С Машей ему видеться и говорить почти не удавалось, но они нашли способ общения: в маленьких тетрадях («синенькие книжки» — как называл их Жуковский) они писали нечто вроде писем-дневников и тайно от всех передавали их друг другу. В июньской тетрадке Жуковский пишет, что его одолевает «пустота в сердце, непривязанность к жизни, чувство усталости», что земная жизнь в последнее время была для него «смерть заживо». Он говорит Маше, что она стала ему «еще милее, еще святее и необходимее прежнего». Маша отвечает ему, что он должен приободриться, что любовь не должна угнетать его: «Я даже желала бы, чтобы ты меня любил менее». И Жуковский горячо откликается на ее попытку поддержать его: «Даю тебе слово, что убийственная безнадежность ко мне уже не возвратится… Прошу от тебя только одного: будь мне примером и верным товарищем в этой твердости… Будь моим утешителем, хранителем, спутником жизни!»

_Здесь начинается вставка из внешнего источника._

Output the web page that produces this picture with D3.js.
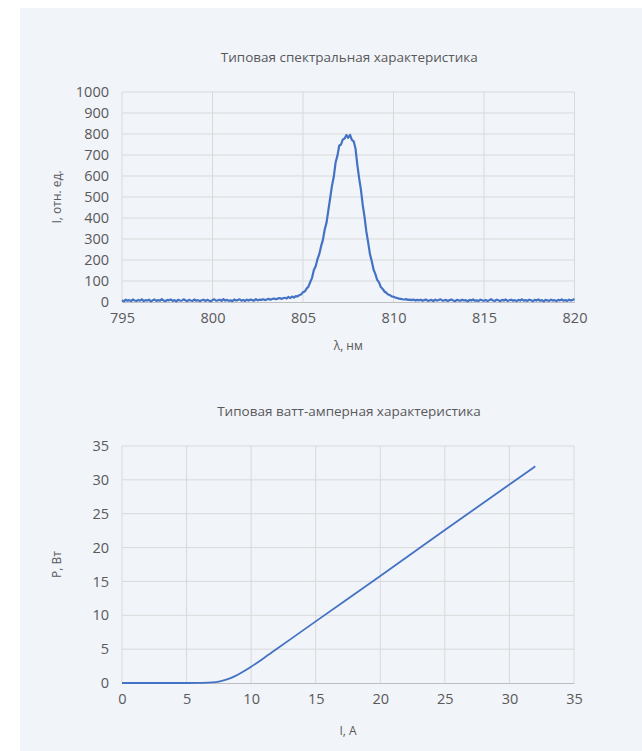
<!DOCTYPE html>
<html>
<head>
<meta charset="utf-8">
<script src="https://cdn.jsdelivr.net/npm/d3@7"></script>
<style>
  body { margin: 0; background: #fff; }
  svg { display: block; }
  text { font-family: "Open Sans", sans-serif; fill: #595959; }
</style>
</head>
<body>
<svg id="chart" width="642" height="751"></svg>
<script>
// spectrum: intensity sampled every 0.1 nm from 795 to 820
const lambdaStart = 795
const lambdaStep = 0.1
const intensity = [
  8, 3, 11, 6, 9, 4, 12, 7, 5, 10,
  6, 13, 4, 9, 7, 11, 3, 8, 12, 5,
  9, 6, 14, 7, 4, 10, 8, 12, 5, 9,
  3, 11, 7, 6, 13, 8, 4, 10, 7, 5,
  12, 6, 9, 4, 8, 11, 5, 10, 7, 3,
  9, 13, 6, 8, 11, 5, 14, 7, 10, 6,
  8, 4, 12, 7, 9, 13, 6, 10, 5, 11,
  7, 12, 9, 6, 14, 8, 11, 10, 13, 9,
  12, 15, 11, 14, 17, 13, 16, 19, 15, 18,
  20, 17, 24, 19, 26, 21, 28, 27, 33, 36,
  47, 50, 64, 73, 95, 115, 152, 170, 204, 228,
  266, 296, 345, 378, 436, 494, 553, 596, 664, 696,
  744, 750, 774, 778, 795, 782, 796, 772, 765, 731,
  654, 590, 535, 462, 405, 335, 284, 228, 194, 154,
  133, 105, 93, 71, 62, 50, 44, 36, 33, 27,
  25, 21, 19, 16, 15, 13, 12, 14, 10, 11,
  9, 12, 7, 10, 8, 11, 6, 9, 12, 5,
  8, 10, 4, 11, 7, 9, 13, 6, 8, 10,
  5, 9, 12, 7, 4, 10, 8, 6, 11, 7,
  9, 3, 10, 7, 12, 6, 8, 5, 11, 8,
  6, 10, 4, 9, 13, 7, 5, 11, 8, 4,
  10, 7, 12, 5, 8, 11, 6, 9, 4, 10,
  7, 13, 6, 9, 5, 11, 8, 4, 10, 7,
  12, 6, 9, 3, 10, 8, 5, 11, 7, 9,
  4, 10, 8, 12, 6, 9, 5, 11, 7, 10,
  14
]
const lambdaTicks = [795, 800, 805, 810, 815, 820]
const intensityTicks = [0, 100, 200, 300, 400, 500, 600, 700, 800, 900, 1000]

// power vs current
const current = [0, 5, 6, 7, 7.5, 8, 8.5, 9, 9.5, 10, 11, 12, 15, 20, 25, 30, 32]
const power = [0, 0, 0.02, 0.08, 0.2, 0.45, 0.8, 1.25, 1.8, 2.4, 3.7, 5.05, 9.1, 15.8, 22.6, 29.3, 32]
const currentTicks = [0, 5, 10, 15, 20, 25, 30, 35]
const powerTicks = [0, 5, 10, 15, 20, 25, 30, 35]

const blue = '#4472c4'
const grid = '#d9d9d9'

let svg = d3.select('#chart')

svg.append('rect')
    .attr('x', 20).attr('y', 8)
    .attr('width', 622).attr('height', 743)
    .attr('fill', '#f1f4f9')

function drawChart(o){
  let x = d3.scaleLinear().domain(o.xDomain).range([o.left, o.right])
  let y = d3.scaleLinear().domain(o.yDomain).range([o.bottom, o.top])

  // grid
  svg.append('g').selectAll('line.h')
      .data(o.yTicks.slice(1))
      .enter().append('line')
      .attr('x1', o.left).attr('x2', o.right)
      .attr('y1', d => y(d)).attr('y2', d => y(d))
      .attr('stroke', grid)
  svg.append('g').selectAll('line.v')
      .data(o.xTicks)
      .enter().append('line')
      .attr('x1', d => x(d)).attr('x2', d => x(d))
      .attr('y1', o.top).attr('y2', o.bottom)
      .attr('stroke', grid)

  // axes
  let gx = svg.append('g')
      .attr('transform', 'translate(0,' + o.bottom + ')')
      .call(d3.axisBottom(x).tickValues(o.xTicks).tickFormat(d3.format('d')).tickSize(0).tickPadding(11))
  gx.select('.domain').attr('stroke', '#bfbfbf')
  gx.selectAll('text').style('font-size', '14.5px').style('fill', '#595959')

  let gy = svg.append('g')
      .attr('transform', 'translate(' + o.left + ',0)')
      .call(d3.axisLeft(y).tickValues(o.yTicks).tickFormat(d3.format('d')).tickSize(0).tickPadding(13))
  gy.select('.domain').remove()
  gy.selectAll('text').style('font-size', '14.5px').style('fill', '#595959')

  // line
  let line = d3.line()
      .x(d => x(d[0]))
      .y(d => y(d[1]))
      .curve(o.curve)
  svg.append('path')
      .datum(o.points)
      .attr('d', line)
      .attr('fill', 'none')
      .attr('stroke', blue)
      .attr('stroke-width', o.width)
      .attr('stroke-linejoin', 'round')

  // titles
  svg.append('text')
      .attr('x', (o.left + o.right) / 2 + 1)
      .attr('y', o.titleY)
      .attr('text-anchor', 'middle')
      .style('font-size', '13.5px')
      .text(o.title)
  svg.append('text')
      .attr('x', (o.left + o.right) / 2)
      .attr('y', o.xLabelY)
      .attr('text-anchor', 'middle')
      .style('font-size', '12px')
      .text(o.xLabel)
  svg.append('text')
      .attr('transform', 'translate(61,' + (o.top + o.bottom) / 2 + ') rotate(-90)')
      .attr('text-anchor', 'middle')
      .style('font-size', '12px')
      .text(o.yLabel)
}

drawChart({
  left: 122, right: 574.5, top: 92, bottom: 302,
  xDomain: [795, 820], yDomain: [0, 1000],
  xTicks: lambdaTicks, yTicks: intensityTicks,
  points: intensity.map((v, i) => [lambdaStart + i * lambdaStep, v]),
  curve: d3.curveLinear, width: 2.2,
  title: 'Типовая спектральная характеристика', titleY: 62,
  xLabel: 'λ, нм', xLabelY: 350, yLabel: 'I, отн. ед.'
})

drawChart({
  left: 122, right: 574, top: 446, bottom: 683,
  xDomain: [0, 35], yDomain: [0, 35],
  xTicks: currentTicks, yTicks: powerTicks,
  points: current.map((c, i) => [c, power[i]]),
  curve: d3.curveMonotoneX, width: 1.8,
  title: 'Типовая ватт-амперная характеристика', titleY: 416,
  xLabel: 'I, A', xLabelY: 735, yLabel: 'P, Вт'
})
</script>
</body>
</html>
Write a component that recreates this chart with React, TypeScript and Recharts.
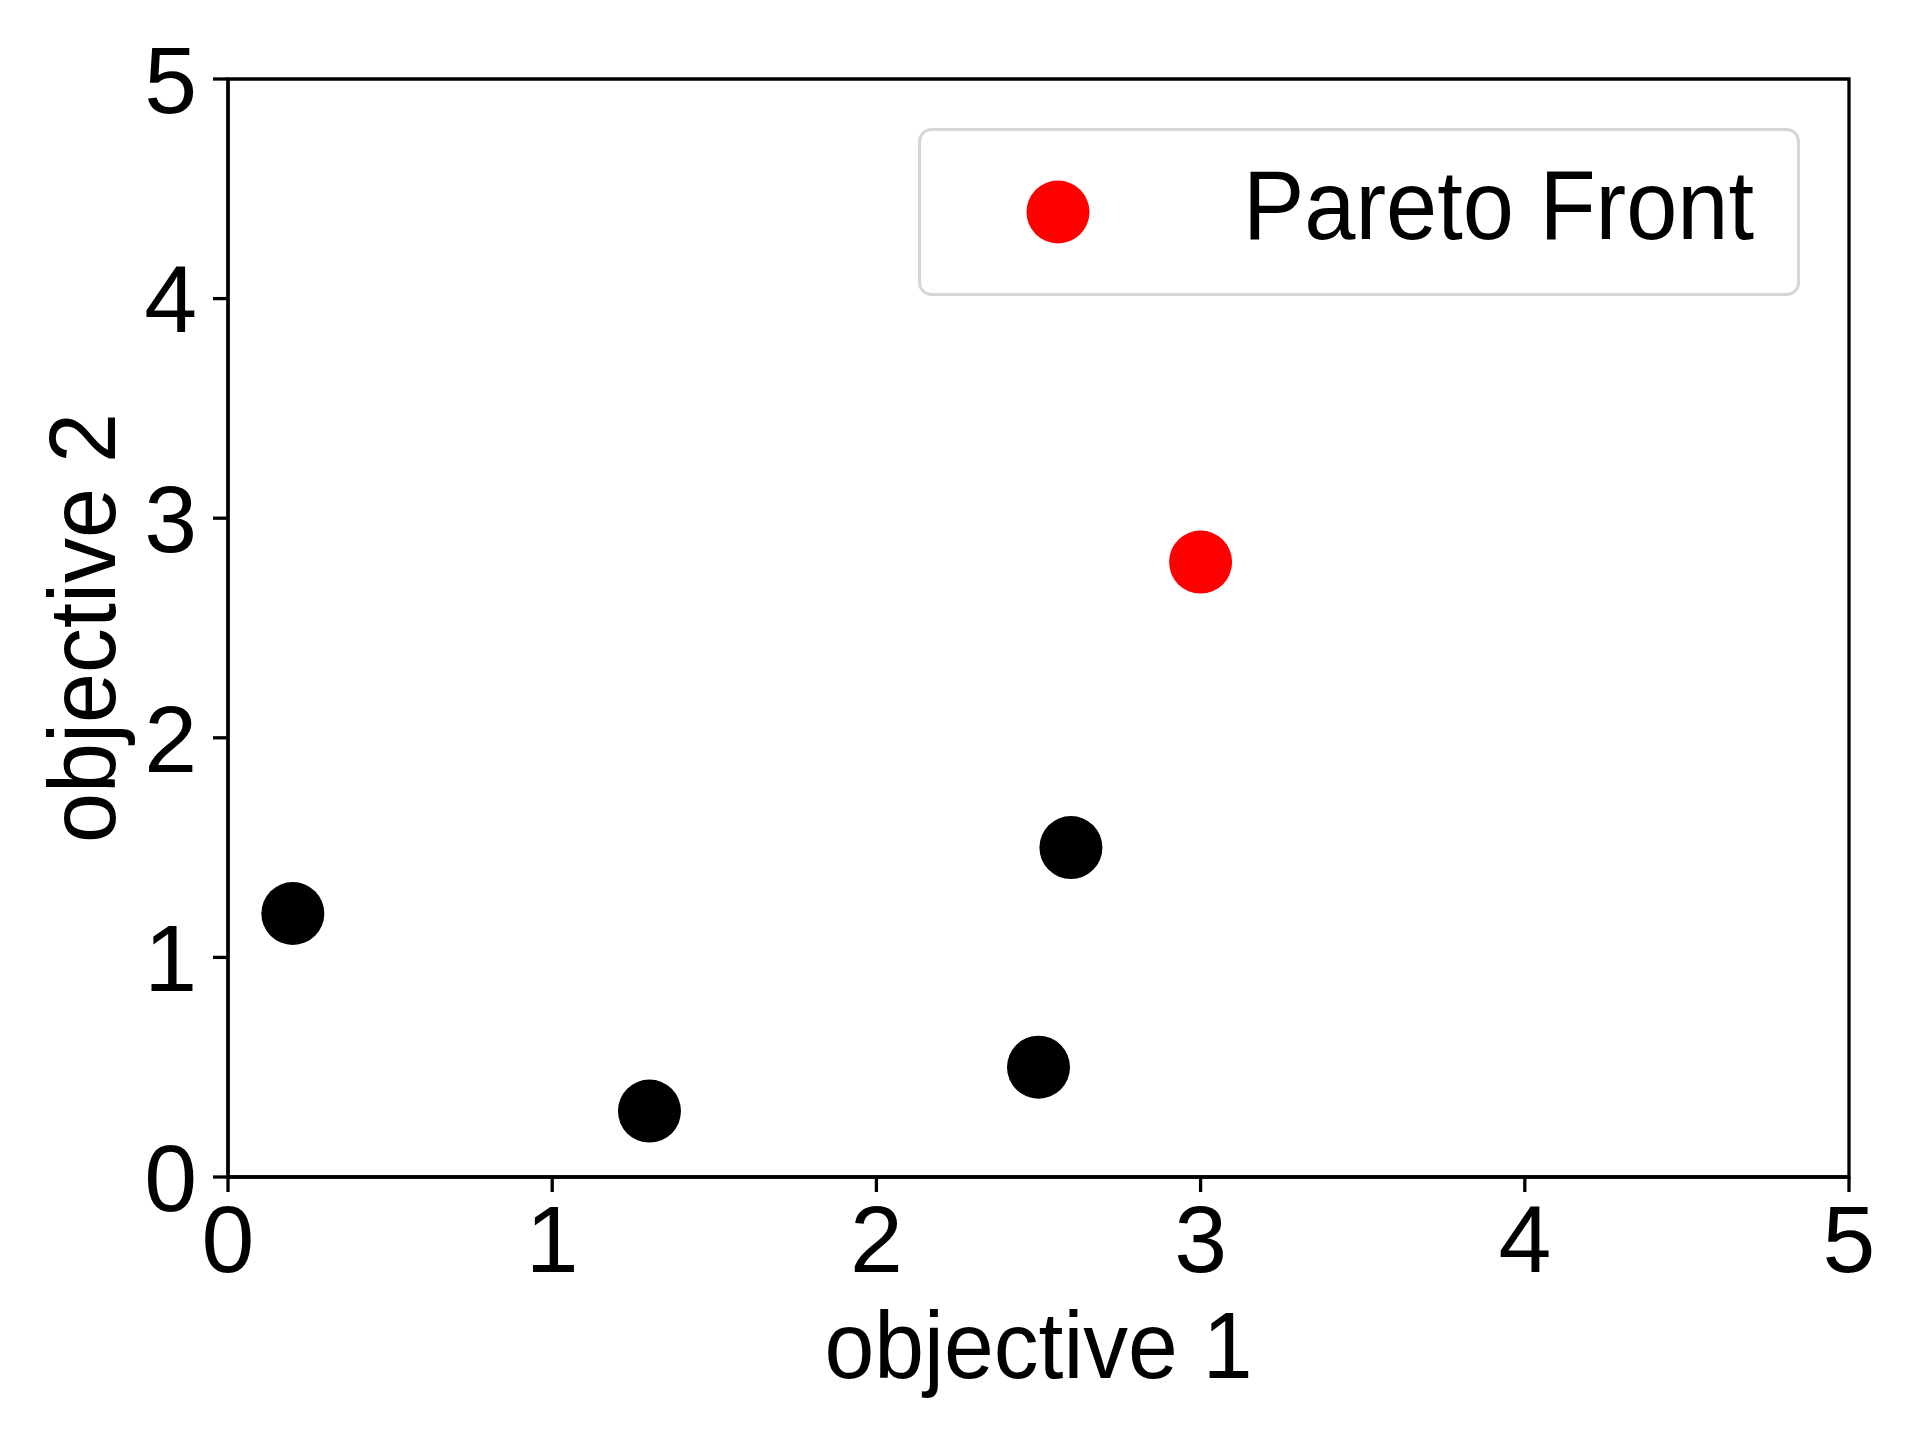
import React from 'react';
import { ScatterChart, Scatter, XAxis, YAxis, ReferenceArea, Legend } from 'recharts';

const otherPoints = [
  { x: 0.2, y: 1.2 },
  { x: 1.3, y: 0.3 },
  { x: 2.5, y: 0.5 },
  { x: 2.6, y: 1.5 },
];
const paretoPoints = [{ x: 3.0, y: 2.8 }];
const xTicks = [0, 1, 2, 3, 4, 5];
const yTicks = [0, 1, 2, 3, 4, 5];
const xLabel = 'objective 1';
const yLabel = 'objective 2';
const legendLabel = 'Pareto Front';

const FONT = "'Liberation Sans', Arial, sans-serif";
const FS = 95;
const R = 31.5;
const LW = 3.3;

const dot = (color: string) => (props: any) => (
  <circle cx={props.cx} cy={props.cy} r={R} fill={color} />
);

const LegendBox = () => (
  <svg width={882} height={168} style={{ display: 'block' }}>
    <rect x={1.5} y={1.5} width={879} height={165} rx={12} ry={12} fill="#fff" stroke="#d6d6d6" strokeWidth={3} />
    <circle cx={140} cy={84} r={R} fill="#ff0000" />
    <text x={325} y={111} fontSize={98} fontFamily={FONT} fill="#000" textLength={511} lengthAdjust="spacingAndGlyphs">
      {legendLabel}
    </text>
  </svg>
);

export default function App() {
  return (
    <div style={{ position: 'absolute', left: 0, top: 0, background: '#fff' }}>
      <ScatterChart width={1920} height={1440} margin={{ top: 79, right: 71, left: 0, bottom: 0 }}>
        <XAxis
          type="number"
          dataKey="x"
          domain={[0, 5]}
          ticks={xTicks}
          allowDataOverflow
          height={263}
          tickSize={15}
          tickMargin={13}
          axisLine={{ stroke: '#000', strokeWidth: LW }}
          tickLine={{ stroke: '#000', strokeWidth: LW }}
          tick={{ fill: '#000', fontSize: FS, fontFamily: FONT }}
          label={{
            content: (p: any) => {
              const vb = p.viewBox || { x: 228, width: 1621, y: 1177 };
              return (
                <text x={vb.x + vb.width / 2} y={1378} textAnchor="middle" fontSize={FS} fontFamily={FONT} fill="#000" textLength={428} lengthAdjust="spacingAndGlyphs">
                  {xLabel}
                </text>
              );
            },
          }}
        />
        <YAxis
          type="number"
          dataKey="y"
          domain={[0, 5]}
          ticks={yTicks}
          allowDataOverflow
          width={228}
          tickSize={15}
          tickMargin={16}
          axisLine={{ stroke: '#000', strokeWidth: LW }}
          tickLine={{ stroke: '#000', strokeWidth: LW }}
          tick={{ fill: '#000', fontSize: FS, fontFamily: FONT }}
          label={{
            content: (p: any) => {
              const vb = p.viewBox || { y: 79, height: 1098 };
              const cy = vb.y + vb.height / 2;
              return (
                <text x={115} y={cy} transform={`rotate(-90, 115, ${cy})`} textAnchor="middle" fontSize={FS} fontFamily={FONT} fill="#000" textLength={430} lengthAdjust="spacingAndGlyphs">
                  {yLabel}
                </text>
              );
            },
          }}
        />
        <ReferenceArea x1={0} x2={5} y1={0} y2={5} fill="none" fillOpacity={0} stroke="#000" strokeWidth={LW} />
        <Scatter name="others" data={otherPoints} fill="#000" shape={dot('#000000')} isAnimationActive={false} legendType="none" />
        <Scatter name={legendLabel} data={paretoPoints} fill="#ff0000" shape={dot('#ff0000')} isAnimationActive={false} />
        <Legend
          layout="horizontal"
          verticalAlign="middle"
          align="center"
          content={() => <LegendBox />}
          wrapperStyle={{ position: 'absolute', left: 918, top: 128, width: 882, height: 168 }}
        />
      </ScatterChart>
    </div>
  );
}
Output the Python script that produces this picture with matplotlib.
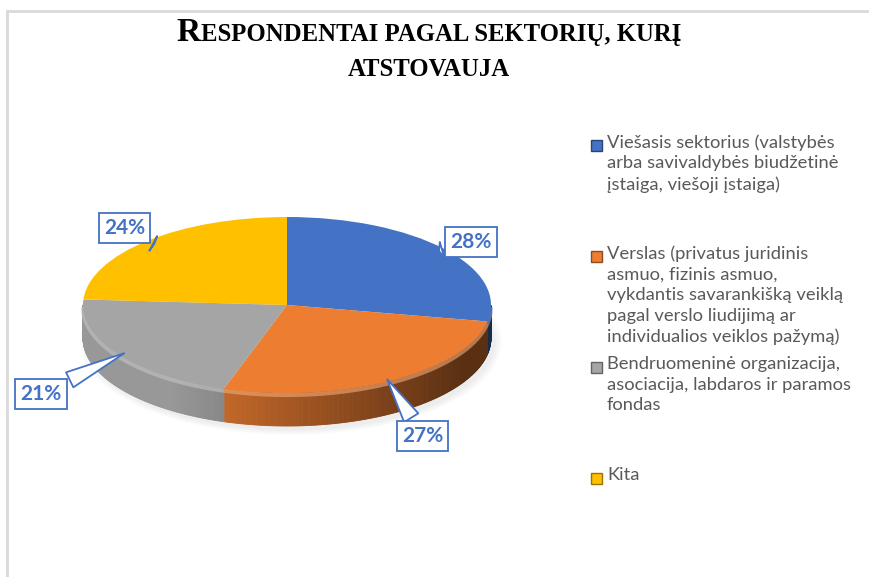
import numpy as np
import matplotlib.pyplot as plt
from matplotlib.patches import Polygon, Rectangle, Ellipse
from matplotlib.transforms import Affine2D
import matplotlib.colors as mcolors

# duomenys
categories = [
    "Viešasis sektorius (valstybės\narba savivaldybės biudžetinė\nįstaiga, viešoji įstaiga)",
    "Verslas (privatus juridinis\nasmuo, fizinis asmuo,\nvykdantis savarankišką veiklą\npagal verslo liudijimą ar\nindividualios veiklos pažymą)",
    "Bendruomeninė organizacija,\nasociacija, labdaros ir paramos\nfondas",
    "Kita",
]
shares = [28, 27, 21, 24]
colors = ["#4472c4", "#ed7d31", "#a5a5a5", "#ffc000"]

title_line1 = [("R", 24), ("ESPONDENTAI PAGAL SEKTORIŲ, KURĮ", 17.8)]
title_line2 = [("ATSTOVAUJA", 17.8)]

# išdėstymas (pikseliais)
W, H = 869, 577
CX, CY, RX, RY, DEPTH = 287, 305, 204, 88, 33
label_offsets = [(35, -10), (37, 59), (-86, 42), (-30, -16)]
LABEL_BLUE = "#4472c4"

fig = plt.figure(figsize=(W / 100, H / 100), dpi=100)
ax = fig.add_axes([0, 0, 1, 1])

# rėmelis
ax.plot([6, W], [10.5, 10.5], color="#d9d9d9", lw=2, solid_capstyle="butt")
ax.plot([6.5, 6.5], [10, H], color="#d9d9d9", lw=2, solid_capstyle="butt")

# šešėlis po skrituliu
for k in range(6):
    ax.add_patch(Ellipse((CX + 4, CY + DEPTH + 4), 2 * RX + 14 - 3 * k, 2 * RY + 10 - 2 * k,
                         color="#808080", alpha=0.025, lw=0, zorder=1))

# viršutinė dalis per ax.pie
wedges, _ = ax.pie(shares, colors=colors, startangle=90, counterclock=False,
                   radius=1, center=(0, 0), wedgeprops=dict(linewidth=0))
tr = Affine2D().scale(RX, -RY).translate(CX, CY) + ax.transData
for w in wedges:
    w.set_transform(tr)
    w.set_zorder(4)


def shade(color, f):
    r, g, b = mcolors.to_rgb(color)
    if f <= 1:
        return (r * f, g * f, b * f)
    f = f - 1
    return (r + (1 - r) * f, g + (1 - g) * f, b + (1 - b) * f)


# šoninė sienelė
for w, c in zip(wedges, colors):
    ts = np.linspace(w.theta1, w.theta2, 200)
    for t0, t1 in zip(ts[:-1], ts[1:]):
        tm = np.radians((t0 + t1) / 2)
        if np.sin(tm) >= 0:
            continue
        a0, a1 = np.radians(t0), np.radians(t1)
        x0, x1 = CX + RX * np.cos(a0), CX + RX * np.cos(a1)
        y0, y1 = CY - RY * np.sin(a0), CY - RY * np.sin(a1)
        f = np.clip(0.82 - 0.38 * (np.cos(tm) + 0.3), 0.38, 0.92)
        col = shade(c, f)
        ax.add_patch(Polygon([(x0, y0), (x1, y1), (x1, y1 + DEPTH), (x0, y0 + DEPTH)],
                             closed=True, fc=col, ec=col, lw=0.6, zorder=2))
    # šviesesnis kraštas
    tt = np.radians(ts)
    front = np.sin(tt) < 0
    if front.any():
        ax.plot(CX + RX * np.cos(tt[front]), CY - RY * np.sin(tt[front]) + 2,
                color=shade(c, 1.35), lw=3, alpha=0.6, zorder=3, solid_capstyle="butt")

# procentų etiketės
for w, s, (dx, dy) in zip(wedges, shares, label_offsets):
    mid = np.radians((w.theta1 + w.theta2) / 2)
    tip = (CX + 0.95 * RX * np.cos(mid), CY - 0.95 * RY * np.sin(mid))
    ax.annotate(f"{s}%", xy=tip, xytext=(tip[0] + dx, tip[1] + dy),
                ha="center", va="center", fontsize=15, fontweight="bold",
                fontfamily="Lato", color=LABEL_BLUE, zorder=6,
                bbox=dict(boxstyle="square,pad=0.25", fc="white", ec=LABEL_BLUE, lw=1.3),
                arrowprops=dict(arrowstyle="wedge,tail_width=0.8,shrink_factor=0.5",
                                fc="white", ec=LABEL_BLUE, lw=1.3))

# legenda
for i, (lab, c) in enumerate(zip(categories, colors)):
    y = 145 + i * 111
    ax.add_patch(Rectangle((591, y - 5.5), 11, 11, fc=c, ec=shade(c, 0.6), lw=1, zorder=5))
    ax.text(607, y - 11, lab, ha="left", va="top", fontsize=13.2, fontfamily="Lato",
            color="#595959", linespacing=1.36)

# pavadinimas mažosiomis didžiosiomis raidėmis
fig.canvas.draw()
renderer = fig.canvas.get_renderer()
for parts, base in [(title_line1, 41), (title_line2, 76)]:
    texts = [ax.text(0, base, s, fontsize=sz, fontfamily="Liberation Serif",
                     fontweight="bold", va="baseline", ha="left", color="black")
             for s, sz in parts]
    widths = [t.get_window_extent(renderer).width for t in texts]
    x = 429 - sum(widths) / 2
    for t, wd in zip(texts, widths):
        t.set_x(x)
        x += wd

ax.set_xlim(0, W)
ax.set_ylim(H, 0)
ax.set_aspect("auto")
ax.axis("off")
fig.savefig("out.png", dpi=100)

Когда Протасовы поехали в Троицкое, Жуковский тайно, отставая на несколько станций, следовал за ними. «Я еду по вашим следам, — писал он в тетрадке для Маши. — Остановился в Куликовке в семнадцати верстах от Орла, там, где вы ночевали в последний раз. Сижу на том месте, где ты сидела, мой милый друг, и воображал тебя. Хозяйка мне рассказывала об вас, и я уверил ее, что я — жених, но что невеста моя не младшая, а старшая дочь той госпожи, которая у ней останавливалась». 29 июня в Губкине: «Лежу в сарае, в санях на сене. Читаю Виландова „Диогена Синопского“ и часто прерываю чтение, чтобы думать о тебе. Гулял по кладбищу, — даже и срисовал его». 5 июля Жуковский делает запись в Орле, 9-го — в Котовке у Павла Ивановича Протасова, брата покойного мужа Екатерины Афанасьевны; тут узнал он, что Маша хворала, когда была здесь. «Ты опять больна и опять начинаешь скрываться! — пишет Жуковский. — Ты только хочешь носить маску любви ко мне — не сердись за это выражение! Где же любовь, когда нет никакой заботы о себе».
В ответ на жалобы Жуковского по поводу предстоящей разлуки — отъезда Протасовых с Воейковыми в Дерпт — Маша говорит: «Базиль! Ты слишком огорчаешься разлукой! Скажи, много ли ты имеешь утешения теперь, будучи вместе?» Он снова жалуется на то, что не может ничего делать, что и стихи не пишутся. Маша отвечает: «Если бы ты знал, сколько меня упрекала совесть за это бездействие, в котором ты жил до сих пор! Я не только причина всех твоих горестей, но даже и этого мучительного ничтожества, которое отымает у тебя будущее, не давая в настоящем ничего кроме слёз. Итак, занятия! непременно занятия!» Призыв Маши снова пробудил в Жуковском желание работать. Он сообщает ей свои планы: «Писать (и при этом правило — жить как пишешь, чтобы сочинения были не маска, а зеркало души и поступков)… Слава моя будет чистая и достойная моего ангела, моей Маши». Маша убеждала его ехать в Петербург, думать о своем будущем. Она выражала уверенность, что года через два-три они все-таки соединятся. О своей матери она пишет: «Базиль, как мы счастливы в сравнении с нею!.. Она слишком чувствует сама, что она не права; доказательства ей не нужны, признаться ей тяжело… Я боюсь за ее здоровье». Екатерина Афанасьевна в это время начала страдать тяжелыми приступами головной боли.